I didn't see any snakes when I was in the Everglades, but I did see the effects of invasive species in Hawaii. Kahili Ginger is a hardy, widespread, and nasty invader. It crowds out all the native understory flora and is almost impossible to kill except through a plant by plant cut and treat (with herbicides) approach. This meant that in some parts of the rain forest at Hawaii Volcanoes the understory was choked with ginger plants, with hardly any others visible except for the occasional tree. When they are flowering they can be quite pretty, but I'd prefer to see what is supposed to be there. There's beauty in that. There can be a long philosophical debate about how "natural" it is to go around "restoring" a landscape and whether such a landscape is any less artificial than one filled with invasives, attractive or not, deliberately placed or not, but that's not what I'm doing here (I have addressed it elsewhere, as have many others far more knowledgeable than I am). Native species are under enough attack, we don't need to go about making it worse by acting to save noxious pests that damage their range.
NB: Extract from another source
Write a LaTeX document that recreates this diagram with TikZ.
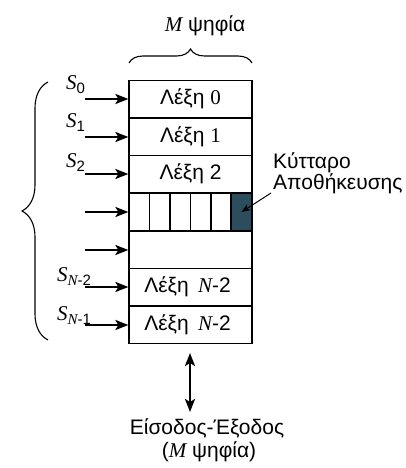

Even more damaging to Hawaiian species have been invaders whose effects are generally only visible in the voids they create. Specifically the combination of avian malaria and feral pigs has caused massive destruction of the native bird population, many species of which are on the brink of extinction. Invasives put even more pressure on species already threatened with massive habitat loss.

It's also necessary to watch out for unintended consequences. Rats (another invasive) were a problem in the Virgin Islands (though the main objection at the time was destruction of sugar cane) so plantation managers imported the mongoose from India to control them. This failed because rats are nocturnal and sleep in trees while the mongoose is a daylight hunter. The rats were unaffected and other sensitive species paid the price. So beware solutions that require further solutions, if only it were as easy as Principle Skinner's needle snakes and gorillas solution.

So happy NISAW everyone. And if you see something on that list, I hope it tastes good.